After that I worked on a story called “Animal Riders”. Looking back on it, it was probably one of the most peculiar series I ever thought up. The main character, Lena, was 10 years old and she had Juvenile Arthritis. She was a superhero with a lion sidekick named Kumar. The series was supposed to go on for at least ten more novels with new characters to add to the old ones. However, I never made it past the second book so Lena ended up being 11 or 12 by the end of it.
When I was about 12 or 13, I created my first protagonist who was 16 years old. The novel was called “Dragon Slayer” and featured a fierce female character named Susan. She had seen many tragedies and devoted her time to finding and killing the creature that had caused them. The book ended up being a part of a trilogy in which she, and the other characters, got married and had children as new threats arose. However, none of them went to college.
All of my imaginings after that had teenage protagonists in whatever setting I put them in. It seemed that 16 was a good age for me to write about. However, I eventually wrote about a character that was in his twenties but he was a supporting character while the main character was 16. The story I’ve been working on for this past year is in the point of view of a teenage guy who is…guess what…16!
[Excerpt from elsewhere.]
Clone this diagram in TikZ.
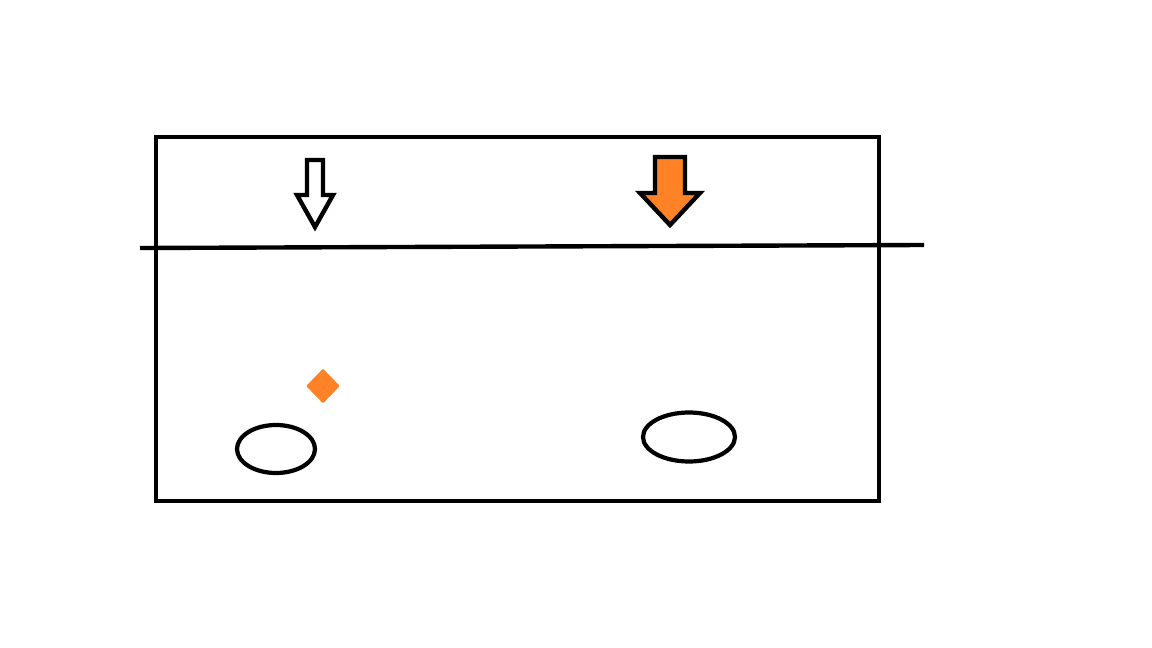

Yesterday, though, I came up with a story idea that involves a girl who is 18 and in college. It is set in a world where people who have super human abilities are privileged and everyone else wants to be like them. The protagonist doesn’t have superpowers so she has to work furiously in order to have the life she wants.

Nowadays, as my life is facing many changes, it makes sense that my stories would be evolving with me. However, it is still strange to me. It’s funny how every little detail can become very significant when you put it into words…and the things that you didn’t think were so important become what makes your story, your story.